Refi, but keep making your current payment. I think too many folks focus on monthly savings. But even if you can save $100 per month, you may be able to save really big in ways you’re not considering. I will often counsel a borrower to refinance but to continue making the payment he/she makes with the existing loan. In doing so, the additional principal payments will, over time, dramatically reduce the term interest paid and have them paying off the loan years early. All from a transparent means of forced savings. If you are comfortable making your payment now, refinance and have your money work harder for you.
The primary reasons why one would want to refinance is to save money. lower rates can save hundreds of dollars. People use the equity in their home for debt consolidation. Paying off credit cards, or car loans would be prudent, because the rate is much lower and tax deductible. The term on a mortgage is usually longer so that creates more cash flow for many consumers. Other clients refinance to lower their terms, or if they want to put money down to lower their rate.
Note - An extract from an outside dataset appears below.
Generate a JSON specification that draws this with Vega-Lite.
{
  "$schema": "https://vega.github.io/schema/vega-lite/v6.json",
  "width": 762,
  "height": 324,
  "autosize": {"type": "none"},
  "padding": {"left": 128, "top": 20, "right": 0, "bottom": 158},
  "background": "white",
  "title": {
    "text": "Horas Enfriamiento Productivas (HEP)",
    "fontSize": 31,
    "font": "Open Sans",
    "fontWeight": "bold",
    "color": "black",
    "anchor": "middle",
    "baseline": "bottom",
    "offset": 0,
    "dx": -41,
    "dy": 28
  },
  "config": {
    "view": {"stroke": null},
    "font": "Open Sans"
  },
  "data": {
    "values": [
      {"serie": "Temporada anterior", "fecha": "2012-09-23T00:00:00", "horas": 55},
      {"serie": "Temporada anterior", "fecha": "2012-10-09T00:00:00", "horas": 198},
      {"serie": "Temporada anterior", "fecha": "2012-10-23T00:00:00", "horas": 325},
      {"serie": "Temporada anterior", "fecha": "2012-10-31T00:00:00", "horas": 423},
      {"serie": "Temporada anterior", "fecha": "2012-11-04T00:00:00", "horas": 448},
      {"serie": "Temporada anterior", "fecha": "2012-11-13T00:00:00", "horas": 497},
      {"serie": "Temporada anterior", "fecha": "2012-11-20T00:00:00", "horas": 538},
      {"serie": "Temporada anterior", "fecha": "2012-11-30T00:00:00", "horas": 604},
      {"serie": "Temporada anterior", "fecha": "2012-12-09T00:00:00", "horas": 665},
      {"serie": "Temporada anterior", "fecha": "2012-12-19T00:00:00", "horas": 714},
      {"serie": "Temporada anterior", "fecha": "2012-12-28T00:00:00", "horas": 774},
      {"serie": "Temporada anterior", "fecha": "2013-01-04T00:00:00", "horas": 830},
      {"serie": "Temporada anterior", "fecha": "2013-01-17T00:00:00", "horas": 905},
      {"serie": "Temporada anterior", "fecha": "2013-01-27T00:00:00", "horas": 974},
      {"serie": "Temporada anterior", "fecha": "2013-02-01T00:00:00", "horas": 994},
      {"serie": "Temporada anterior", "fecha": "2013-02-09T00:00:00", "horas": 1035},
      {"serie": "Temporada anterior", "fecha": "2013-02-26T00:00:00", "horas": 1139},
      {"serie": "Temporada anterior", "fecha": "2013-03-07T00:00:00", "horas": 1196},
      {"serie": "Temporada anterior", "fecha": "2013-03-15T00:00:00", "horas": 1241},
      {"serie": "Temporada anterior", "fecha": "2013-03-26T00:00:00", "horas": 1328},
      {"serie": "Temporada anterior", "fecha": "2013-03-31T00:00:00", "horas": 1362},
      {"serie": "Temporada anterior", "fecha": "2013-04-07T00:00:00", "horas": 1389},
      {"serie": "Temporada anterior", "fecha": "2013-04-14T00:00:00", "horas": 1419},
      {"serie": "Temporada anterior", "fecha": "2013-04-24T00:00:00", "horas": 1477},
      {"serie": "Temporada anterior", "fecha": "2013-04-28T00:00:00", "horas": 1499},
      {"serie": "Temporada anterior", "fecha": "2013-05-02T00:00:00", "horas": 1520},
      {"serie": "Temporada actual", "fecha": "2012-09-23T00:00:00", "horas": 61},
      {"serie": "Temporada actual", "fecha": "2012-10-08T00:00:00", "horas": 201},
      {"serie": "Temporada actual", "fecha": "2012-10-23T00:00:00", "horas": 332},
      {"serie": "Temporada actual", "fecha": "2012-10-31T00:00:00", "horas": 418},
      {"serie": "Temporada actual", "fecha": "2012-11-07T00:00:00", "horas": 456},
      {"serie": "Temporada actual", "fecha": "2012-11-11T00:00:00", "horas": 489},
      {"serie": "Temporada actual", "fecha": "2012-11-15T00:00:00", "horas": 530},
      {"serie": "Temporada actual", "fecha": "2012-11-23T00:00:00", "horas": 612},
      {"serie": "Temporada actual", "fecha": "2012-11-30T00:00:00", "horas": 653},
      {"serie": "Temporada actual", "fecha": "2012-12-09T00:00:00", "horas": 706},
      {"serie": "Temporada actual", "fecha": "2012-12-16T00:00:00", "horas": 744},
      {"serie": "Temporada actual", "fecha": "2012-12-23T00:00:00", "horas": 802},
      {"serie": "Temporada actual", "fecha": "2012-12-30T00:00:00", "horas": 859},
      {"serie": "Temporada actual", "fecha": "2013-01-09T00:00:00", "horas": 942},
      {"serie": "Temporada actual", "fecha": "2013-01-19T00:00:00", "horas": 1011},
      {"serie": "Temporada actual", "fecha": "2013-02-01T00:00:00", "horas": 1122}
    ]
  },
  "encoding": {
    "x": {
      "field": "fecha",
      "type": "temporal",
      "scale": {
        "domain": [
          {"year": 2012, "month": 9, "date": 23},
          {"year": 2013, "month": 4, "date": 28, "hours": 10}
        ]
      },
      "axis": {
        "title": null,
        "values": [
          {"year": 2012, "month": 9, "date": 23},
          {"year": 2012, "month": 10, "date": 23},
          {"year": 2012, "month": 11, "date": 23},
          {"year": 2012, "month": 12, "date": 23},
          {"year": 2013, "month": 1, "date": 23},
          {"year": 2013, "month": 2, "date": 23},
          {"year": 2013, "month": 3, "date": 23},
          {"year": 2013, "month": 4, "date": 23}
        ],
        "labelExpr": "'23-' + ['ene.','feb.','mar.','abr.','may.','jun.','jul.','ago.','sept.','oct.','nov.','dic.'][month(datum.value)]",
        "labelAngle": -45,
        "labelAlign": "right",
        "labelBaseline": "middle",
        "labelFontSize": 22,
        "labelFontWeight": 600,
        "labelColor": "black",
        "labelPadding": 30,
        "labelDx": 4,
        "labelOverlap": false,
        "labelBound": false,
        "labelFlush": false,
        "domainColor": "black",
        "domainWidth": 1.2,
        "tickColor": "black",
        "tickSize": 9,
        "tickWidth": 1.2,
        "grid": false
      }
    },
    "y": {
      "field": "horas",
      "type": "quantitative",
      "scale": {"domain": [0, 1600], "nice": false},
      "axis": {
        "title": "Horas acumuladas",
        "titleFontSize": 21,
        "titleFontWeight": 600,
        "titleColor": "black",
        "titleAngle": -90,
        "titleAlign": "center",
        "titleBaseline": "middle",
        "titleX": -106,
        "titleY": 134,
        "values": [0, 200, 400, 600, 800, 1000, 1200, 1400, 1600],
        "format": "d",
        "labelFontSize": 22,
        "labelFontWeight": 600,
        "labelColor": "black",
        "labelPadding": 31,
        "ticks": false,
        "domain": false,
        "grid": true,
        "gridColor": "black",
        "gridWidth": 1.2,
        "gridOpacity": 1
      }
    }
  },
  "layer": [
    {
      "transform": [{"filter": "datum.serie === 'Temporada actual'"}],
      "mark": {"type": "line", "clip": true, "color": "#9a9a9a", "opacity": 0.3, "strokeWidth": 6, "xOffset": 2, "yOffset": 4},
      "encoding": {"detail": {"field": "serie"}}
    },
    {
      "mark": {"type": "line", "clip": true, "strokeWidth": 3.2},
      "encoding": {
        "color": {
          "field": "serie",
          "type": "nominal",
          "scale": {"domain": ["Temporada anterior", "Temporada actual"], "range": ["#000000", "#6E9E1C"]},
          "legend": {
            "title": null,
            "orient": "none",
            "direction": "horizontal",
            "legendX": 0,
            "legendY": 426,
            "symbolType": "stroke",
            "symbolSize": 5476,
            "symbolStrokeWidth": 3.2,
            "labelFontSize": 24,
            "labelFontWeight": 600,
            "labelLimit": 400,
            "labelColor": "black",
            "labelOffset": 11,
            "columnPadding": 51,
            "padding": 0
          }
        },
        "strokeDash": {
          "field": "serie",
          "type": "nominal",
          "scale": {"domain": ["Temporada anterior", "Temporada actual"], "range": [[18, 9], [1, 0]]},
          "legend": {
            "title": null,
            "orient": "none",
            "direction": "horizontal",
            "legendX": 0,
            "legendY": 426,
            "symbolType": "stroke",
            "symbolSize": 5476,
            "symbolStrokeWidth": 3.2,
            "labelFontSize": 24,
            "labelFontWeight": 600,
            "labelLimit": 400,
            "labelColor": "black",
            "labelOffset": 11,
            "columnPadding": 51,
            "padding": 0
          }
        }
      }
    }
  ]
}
Many times IT DOESN’T make sense to refinance. One has to speak to a competent loan officer to determine if the closing costs associated with the new loan are worth the proposed savings.
The number one piece of advice I give clients and promote in my book is forget about the monthly savings! People lose more money basing a go / no go decision on a payback analysis that features monthly savings than anything else. It’s easy to do, it’s math (so it’s trustworthy), and it can lead you to make a decision that will cost you tens of thousands of dollars.
There are a lot of neat little tricks one can use to shave some costs here and there, too, but the go / no go decision, and – if it is a go – the plan to manage the debt, make all other tricks pale in comparison.